Tale norma prevede che, per essere esonerato dalle responsabilità per i contributi condominiali maturati, il condomino che vende la propria unità immobiliare debba fornire all’amministratore copia autentica dell’atto di cessione. Il motivo di questa comunicazione però, non deve limitarsi a una questione prettamente economica, ma deve essere ricercata anche nella necessità di avere sempre i dati anagrafici aggiornati, onde consentire all’amministratore di poter convocare e comunicare con i soggetti realmente aventi diritto sull’immobile. Tuttavia, il Garante per la protezione dei dati personali, nel suo provvedimento numero 106 del 19 febbraio 2015 (documento web 3858451), ha chiarito i limiti del medesimo articolo 63 comma 5 disposizioni attuative Codice civile sottolineando la necessità di rispettare i principi di proporzionalità, pertinenza e non eccedenza nella raccolta dei dati personali.

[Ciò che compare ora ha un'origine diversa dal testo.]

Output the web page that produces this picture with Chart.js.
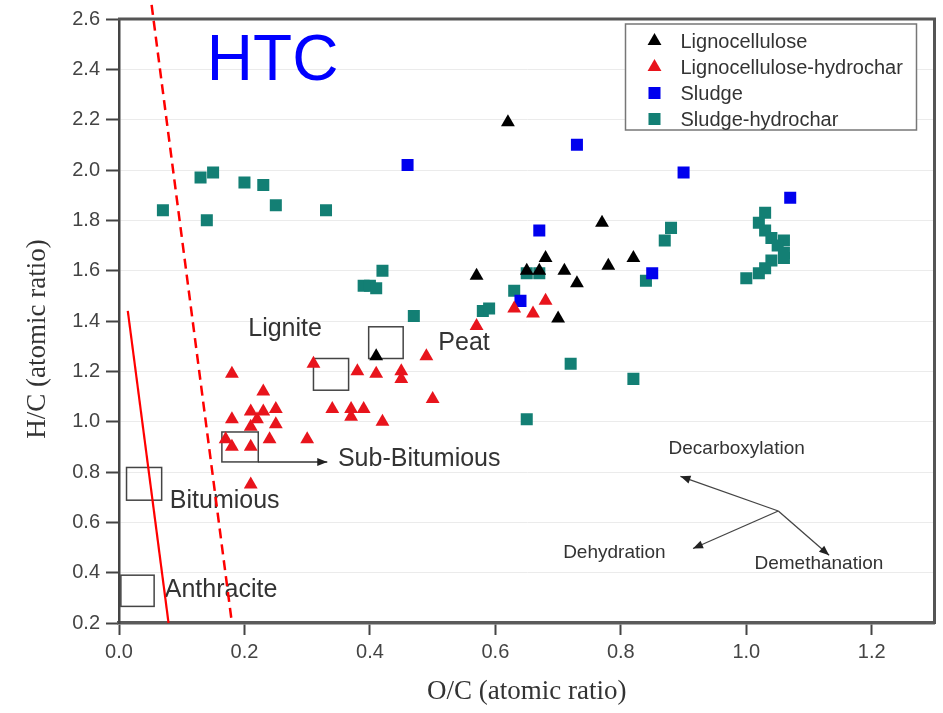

Solo informazioni necessarie e pertinenti
Nel provvedimento citato, il Garante ha affermato che l’amministratore non può richiedere ai condòmini di allegare la copia completa degli atti di compravendita per la semplice gestione dell’anagrafe condominiale. Secondo il Garante, l’articolo 1130, comma 1, numero 6 del Codice civile prevede che l’amministratore debba registrare solo le informazioni necessarie e pertinenti: le generalità dei singoli proprietari, il codice fiscale, la residenza o domicilio e i dati catastali dell’unità immobiliare.
Questo implica che l’amministratore non ha il potere di richiedere la copia dell’intero atto di acquisto, poiché quest’ultimo contiene dati non pertinenti rispetto alla gestione condominiale, come il prezzo di acquisto o informazioni relative al regime patrimoniale tra coniugi. Secondo il Garante, questi dati sono eccedenti rispetto agli scopi per cui vengono trattati, e dunque non devono essere richiesti né conservati.
L’interpretazione del Garante però, a ben vedere, contrasta con la lettera della norma codicistica posto che l’articolo 63 delle disposizioni di attuazione del Codice civile stabilisce che il condomino resta responsabile dei contributi condominiali maturati fino al momento in cui l’amministratore riceve una copia autentica del titolo di proprietà che attesti il trasferimento. Questa apparente contraddizione può senza dubbio creare incertezze.
La soluzione che si può considerare preferibile stante il contrasto tra le due posizioni è quella che, per evitare di trattare dati non necessari, l’amministratore dovrebbe preferire la ricezione della dichiarazione notarile di avvenuta stipula. Se però, il condomino decide di fornire la copia dell’atto autentico, l’amministratore non può rifiutarsi di riceverlo, ma deve comunque trattare i dati presenti nell’atto nel rispetto del principio di non eccedenza, andando così a cancellare e a non rendere visibili a terzi soggetti (nemmeno ai collaboratori di studio) tutte le informazioni eccedenti contenute nell’atto rispetto alla finalità perseguita e, quindi, alle indicazioni dei dati che si possono trattare di cui al 1130 comma 1 numero 6 Codice civile.
Lo scopo della norma lo si rinviene anche nella circostanza che il Registro dell’anagrafe condominiale deve essere aggiornato ogni volta che vi sia un trasferimento di proprietà o un cambiamento dei titolari di diritti reali o personali di godimento su un’unità immobiliare. L’amministratore ha l’obbligo di acquisire le informazioni necessarie e, in caso di inerzia del condomino, può procedere all’acquisizione autonoma dei dati presso i registri pubblici, addebitando i costi al responsabile.
Tutte le operazioni di raccolta e aggiornamento dei dati devono essere eseguite nel pieno rispetto dei principi di pertinenza e non eccedenza, sanciti dal Gdpr. Questo significa che l’amministratore deve limitarsi a raccogliere solo i dati strettamente necessari per l’identificazione dei soggetti che partecipano all’assemblea e per la determinazione delle singole quote condominiali.